Testemunho de utente do Centro viHda+
Testemunho de utente do Centro viHda+
O Centro de Atendimento e Acompanhamento Psicossocial viHda+ é um equipamento da Cáritas Diocesana de Coimbra que se dedica à prestação de serviços a indivíduos infetados pelo VIH/Sida e suas famílias, visando a melhoria da sua qualidade de vida, bem como a criação e reforço das redes de suporte locais a esta população.
Este testemunho foi recolhido com o intuito de resgistar sentimentos e angústias na primeira pessoa de um utente apoiado pelo Centro viHda+.
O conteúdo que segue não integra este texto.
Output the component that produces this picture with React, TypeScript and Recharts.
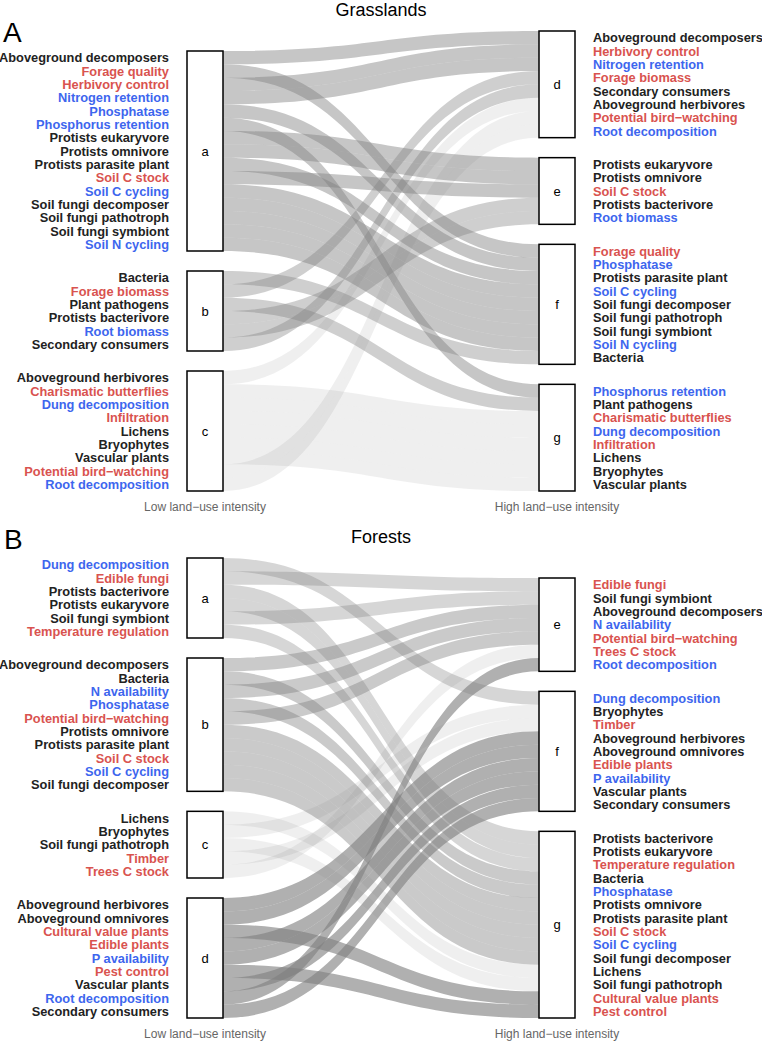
import React from "react";
import { Sankey } from "recharts";

// Panel A: grasslands. Strata at low (a-c) and high (d-g) land-use intensity,
// each listing its items top to bottom as printed in the figure.
const GRASS_LOW = ["a", "b", "c"];
const GRASS_HIGH = ["d", "e", "f", "g"];
const GRASS_LOW_ITEMS: string[][] = [
  [
    "Aboveground decomposers",
    "Forage quality",
    "Herbivory control",
    "Nitrogen retention",
    "Phosphatase",
    "Phosphorus retention",
    "Protists eukaryvore",
    "Protists omnivore",
    "Protists parasite plant",
    "Soil C stock",
    "Soil C cycling",
    "Soil fungi decomposer",
    "Soil fungi pathotroph",
    "Soil fungi symbiont",
    "Soil N cycling",
  ],
  [
    "Bacteria",
    "Forage biomass",
    "Plant pathogens",
    "Protists bacterivore",
    "Root biomass",
    "Secondary consumers",
  ],
  [
    "Aboveground herbivores",
    "Charismatic butterflies",
    "Dung decomposition",
    "Infiltration",
    "Lichens",
    "Bryophytes",
    "Vascular plants",
    "Potential bird\u2212watching",
    "Root decomposition",
  ],
];
const GRASS_HIGH_ITEMS: string[][] = [
  [
    "Aboveground decomposers",
    "Herbivory control",
    "Nitrogen retention",
    "Forage biomass",
    "Secondary consumers",
    "Aboveground herbivores",
    "Potential bird\u2212watching",
    "Root decomposition",
  ],
  [
    "Protists eukaryvore",
    "Protists omnivore",
    "Soil C stock",
    "Protists bacterivore",
    "Root biomass",
  ],
  [
    "Forage quality",
    "Phosphatase",
    "Protists parasite plant",
    "Soil C cycling",
    "Soil fungi decomposer",
    "Soil fungi pathotroph",
    "Soil fungi symbiont",
    "Soil N cycling",
    "Bacteria",
  ],
  [
    "Phosphorus retention",
    "Plant pathogens",
    "Charismatic butterflies",
    "Dung decomposition",
    "Infiltration",
    "Lichens",
    "Bryophytes",
    "Vascular plants",
  ],
];

// Panel B: forests.
const FOREST_LOW = ["a", "b", "c", "d"];
const FOREST_HIGH = ["e", "f", "g"];
const FOREST_LOW_ITEMS: string[][] = [
  [
    "Dung decomposition",
    "Edible fungi",
    "Protists bacterivore",
    "Protists eukaryvore",
    "Soil fungi symbiont",
    "Temperature regulation",
  ],
  [
    "Aboveground decomposers",
    "Bacteria",
    "N availability",
    "Phosphatase",
    "Potential bird\u2212watching",
    "Protists omnivore",
    "Protists parasite plant",
    "Soil C stock",
    "Soil C cycling",
    "Soil fungi decomposer",
  ],
  ["Lichens", "Bryophytes", "Soil fungi pathotroph", "Timber", "Trees C stock"],
  [
    "Aboveground herbivores",
    "Aboveground omnivores",
    "Cultural value plants",
    "Edible plants",
    "P availability",
    "Pest control",
    "Vascular plants",
    "Root decomposition",
    "Secondary consumers",
  ],
];
const FOREST_HIGH_ITEMS: string[][] = [
  [
    "Edible fungi",
    "Soil fungi symbiont",
    "Aboveground decomposers",
    "N availability",
    "Potential bird\u2212watching",
    "Trees C stock",
    "Root decomposition",
  ],
  [
    "Dung decomposition",
    "Bryophytes",
    "Timber",
    "Aboveground herbivores",
    "Aboveground omnivores",
    "Edible plants",
    "P availability",
    "Vascular plants",
    "Secondary consumers",
  ],
  [
    "Protists bacterivore",
    "Protists eukaryvore",
    "Temperature regulation",
    "Bacteria",
    "Phosphatase",
    "Protists omnivore",
    "Protists parasite plant",
    "Soil C stock",
    "Soil C cycling",
    "Soil fungi decomposer",
    "Lichens",
    "Soil fungi pathotroph",
    "Cultural value plants",
    "Pest control",
  ],
];

// Label colour groups (everything else is printed in black).
const SERVICE_ITEMS = [
  "Forage quality",
  "Herbivory control",
  "Soil C stock",
  "Forage biomass",
  "Charismatic butterflies",
  "Infiltration",
  "Potential bird\u2212watching",
  "Edible fungi",
  "Temperature regulation",
  "Timber",
  "Trees C stock",
  "Cultural value plants",
  "Edible plants",
  "Pest control",
];
const FUNCTION_ITEMS = [
  "Nitrogen retention",
  "Phosphatase",
  "Phosphorus retention",
  "Soil C cycling",
  "Soil N cycling",
  "Root biomass",
  "Dung decomposition",
  "Root decomposition",
  "N availability",
  "P availability",
];

const WIDTH = 762;
const HEIGHT = 1043;
const NODE_WIDTH = 36;
const LABEL_GAP = 18;
const RED = "#d9534f";
const BLUE = "#3d66ee";
const INK = "#222222";

// ribbon shade per low-intensity stratum
const GRASS_SHADE: Record<string, number> = { a: 0.45, b: 0.38, c: 0.13 };
const FOREST_SHADE: Record<string, number> = { a: 0.32, b: 0.42, c: 0.13, d: 0.62 };

interface StratumNode {
  name: string;
  items: string[];
}

interface ItemLink {
  source: number;
  target: number;
  value: number;
  item: string;
}

function buildSankeyData(
  low: string[],
  lowItems: string[][],
  high: string[],
  highItems: string[][],
): { nodes: StratumNode[]; links: ItemLink[] } {
  const nodes: StratumNode[] = [
    ...low.map((name, i) => ({ name, items: lowItems[i] })),
    ...high.map((name, i) => ({ name, items: highItems[i] })),
  ];
  const links: ItemLink[] = [];
  lowItems.forEach((items, s) => {
    items.forEach((item) => {
      const t = highItems.findIndex((list) => list.includes(item));
      if (t >= 0) links.push({ source: s, target: low.length + t, value: 1, item });
    });
  });
  return { nodes, links };
}

function labelColor(item: string): string {
  if (SERVICE_ITEMS.includes(item)) return RED;
  if (FUNCTION_ITEMS.includes(item)) return BLUE;
  return INK;
}

function makeNode(nodes: StratumNode[]) {
  return function StratumBox(props: any): React.ReactElement {
    const { x, y, width, height, payload } = props;
    const stratum = nodes.find((n) => n.name === payload.name);
    const items = stratum ? stratum.items : [];
    const isLow = (payload.depth ?? 0) === 0;
    const step = height / Math.max(items.length, 1);
    return (
      <g>
        <rect
          x={x}
          y={y}
          width={width}
          height={height}
          fill="#ffffff"
          stroke="#000000"
          strokeWidth={1.5}
        />
        <text
          x={x + width / 2}
          y={y + height / 2}
          textAnchor="middle"
          dominantBaseline="central"
          fontSize={13}
          fill="#000000"
        >
          {payload.name}
        </text>
        {items.map((item, i) => (
          <text
            key={item}
            x={isLow ? x - LABEL_GAP : x + width + LABEL_GAP}
            y={y + step * (i + 0.5)}
            textAnchor={isLow ? "end" : "start"}
            dominantBaseline="central"
            fontSize={12.8}
            fontWeight={700}
            fill={labelColor(item)}
          >
            {item}
          </text>
        ))}
      </g>
    );
  };
}

// Each item is drawn as its own ribbon, placed at its row within the
// source and target strata (the library supplies stratum positions and widths).
function makeRibbon(nodes: StratumNode[], shade: Record<string, number>) {
  return function Ribbon(props: any): React.ReactElement {
    const {
      sourceX,
      targetX,
      sourceY,
      targetY,
      sourceRelativeY,
      targetRelativeY,
      linkWidth,
      payload,
    } = props;
    const src = typeof payload.source === "object" ? payload.source : nodes[payload.source];
    const tgt = typeof payload.target === "object" ? payload.target : nodes[payload.target];
    const srcItems = nodes.find((n) => n.name === src.name)?.items ?? [];
    const tgtItems = nodes.find((n) => n.name === tgt.name)?.items ?? [];
    const srcTop = sourceY - sourceRelativeY - linkWidth / 2;
    const tgtTop = targetY - targetRelativeY - linkWidth / 2;
    const y0 = srcTop + srcItems.indexOf(payload.item) * linkWidth;
    const y1 = tgtTop + tgtItems.indexOf(payload.item) * linkWidth;
    const mx = (sourceX + targetX) / 2;
    const d =
      `M${sourceX},${y0} C${mx},${y0} ${mx},${y1} ${targetX},${y1} ` +
      `L${targetX},${y1 + linkWidth} ` +
      `C${mx},${y1 + linkWidth} ${mx},${y0 + linkWidth} ${sourceX},${y0 + linkWidth} Z`;
    return <path d={d} fill="#808080" fillOpacity={shade[src.name] ?? 0.3} stroke="none" />;
  };
}

const GRASS_DATA = buildSankeyData(GRASS_LOW, GRASS_LOW_ITEMS, GRASS_HIGH, GRASS_HIGH_ITEMS);
const FOREST_DATA = buildSankeyData(FOREST_LOW, FOREST_LOW_ITEMS, FOREST_HIGH, FOREST_HIGH_ITEMS);

interface PanelProps {
  top: number;
  height: number;
  margin: { top: number; right: number; bottom: number; left: number };
  data: { nodes: StratumNode[]; links: ItemLink[] };
  shade: Record<string, number>;
}

function AlluvialPanel({ top, height, margin, data, shade }: PanelProps): React.ReactElement {
  return (
    <div style={{ position: "absolute", left: 0, top }}>
      <Sankey
        width={WIDTH}
        height={height}
        data={data}
        margin={margin}
        nodeWidth={NODE_WIDTH}
        nodePadding={20}
        iterations={1}
        sort={false}
        linkCurvature={0.5}
        node={makeNode(data.nodes)}
        link={makeRibbon(data.nodes, shade)}
      />
    </div>
  );
}

export default function App(): React.ReactElement {
  return (
    <div
      style={{
        position: "relative",
        width: WIDTH,
        height: HEIGHT,
        background: "#ffffff",
        fontFamily: "'Liberation Sans', Arial, Helvetica, sans-serif",
      }}
    >
      <style>{"body{margin:0}"}</style>
      <AlluvialPanel
        top={0}
        height={520}
        margin={{ top: 31, right: 187, bottom: 29, left: 187 }}
        data={GRASS_DATA}
        shade={GRASS_SHADE}
      />
      <AlluvialPanel
        top={520}
        height={523}
        margin={{ top: 38, right: 187, bottom: 25, left: 187 }}
        data={FOREST_DATA}
        shade={FOREST_SHADE}
      />
      <svg
        width={WIDTH}
        height={HEIGHT}
        style={{ position: "absolute", left: 0, top: 0, pointerEvents: "none" }}
      >
        <text x={3} y={42} fontSize={28} fill="#000000">A</text>
        <text x={381} y={16} fontSize={18} textAnchor="middle" fill="#000000">Grasslands</text>
        <text x={205} y={511} fontSize={12} textAnchor="middle" fill="#666666">Low land{"\u2212"}use intensity</text>
        <text x={557} y={511} fontSize={12} textAnchor="middle" fill="#666666">High land{"\u2212"}use intensity</text>
        <text x={4} y={549} fontSize={28} fill="#000000">B</text>
        <text x={381} y={543} fontSize={18} textAnchor="middle" fill="#000000">Forests</text>
        <text x={205} y={1038} fontSize={12} textAnchor="middle" fill="#666666">Low land{"\u2212"}use intensity</text>
        <text x={557} y={1038} fontSize={12} textAnchor="middle" fill="#666666">High land{"\u2212"}use intensity</text>
      </svg>
    </div>
  );
}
“ Este conjunto de palavras é baseado nos sentimentos reais de um adolescente, agora com 42 anos, toxicodependente e seropositivo.
É contudo, situações muitíssimo pessoais e particulares, como tal, espero que proporcione conhecimentos sobre o mundo cada vez mais complexo em que vivemos.
Lembro-me de pensar, ontem, que era a pessoa mais feliz do mundo.
Foi mesmo ontem, ou terá sido há infinitos anos atrás?
Lembro-me de reparar que a relva nunca tinha tido um perfume tão fresco.
Agora foi tudo derrubado, por vezes só me apetece desaparecer nos confins do mundo e deixar de existir.
É um tormento. O que estava previsto ser uma viagem ao prazer, alegria e felicidade, ou seja quando iniciei os meus primeiros consumos de heroína e cocaína estava longe no meu pensamento, a gravidade do meu ato, já mais imaginei o pesadelo em que se viria a tornar a minha vida.
Com o decorrer do tempo não me fui dando conta do que estava a perder e o que fui perdendo ao longo dos meus anos de consumo.
Os primeiros sintomas de solidão, tristeza e angústia começaram a surgir já alguns anos mais tarde. Quando me apercebi tinha perdido os amigos de infância, o gosto de lutar por aquilo que mais amamos, a família, porque eles sim sofreram tanto ou mais do que eu.
Deram conta da minha degradação, presenciaram noites e dias de sofrimento ao meu lado, sem eu me aperceber.
Isto é alguns dos muitos exemplos que eu fui perdendo ao longo de uma vida de consumos.
O gosto pelos estudos foram sendo devorados pela degradação e angústia em que me ia enterrando, dia após dia cada vez mais fundo.
No mundo da droga um sofrimento nunca vem só, os anos foram passando e com eles todos os meus sonhos, as forças começaram por fim a escassear, as portas a fecharem-se… foi quando acordei uma manhã numa cama de hospital.
Quando eu pensava que nada mais me poderia magoar ou fazer sofrer, mais do que tinha vindo a sofrer nos últimos anos, foi então que tive uma enorme sensação de vazio dentro de mim, pois tinha a noção que algo de grave se passava com a minha saúde.
Passado 5 meses ainda hospitalizado, mas também já um pouco mais recuperado e consciente, foi então que vim a tomar conhecimento que estava contaminado com o VIH, ou seja era seropositivo.
O impacto da doença, não o senti nos primeiros tempos da minha recuperação, pois a falta de informação ainda era bastante.
A vida, essa sim, eu comecei a sentir cada vez mais a passar-me entre as mãos, pois as dificuldades foram começando a surgir.
Já totalmente recuperado mas um pouco frágil ainda, decidi procurar ajuda e informação em uma Instituição com uma equipa técnica formada e especializada em acompanhamento a pessoas seropositivas.
Assim iniciei uma nova etapa na minha vida, a qual eu nunca imaginei o quanto iria ser tão dolorosa e desgastante.
Sou seropositivo há 14 anos, embora os primeiros anos de doença tenham sido um pouco inconstantes pois o meu organismo estava bastante debilitado e frágil mas com o decorrer do tempo e com o acompanhamento médico fui recuperando o meu estado de saúde.
Apesar de nos dias de hoje haver bastante informação sobre esta doença que afeta inúmeras pessoas a nível mundial, ainda há bastante discriminação, isto a meu ver, tanto a nível pessoal como profissional. Eu próprio tenho sentido isso, nos meus últimos projetos profissionais tenho vindo a sentir cada vez mais o pesadelo, por ser seropositivo. Poucas entidades patronais encaram como sendo uma doença que pode ser controlada, tendo-se os cuidados necessários.
Todo o ser humano tem o direito e a capacidade de desempenhar todo o tipo de profissão ou tarefa de acordo com as normas de Higiene e Saúde no Trabalho, assim sendo todo o seropositivo tem o direito de ter uma vida digna perante a sociedade atual, com os devidos cuidados e prevenção.”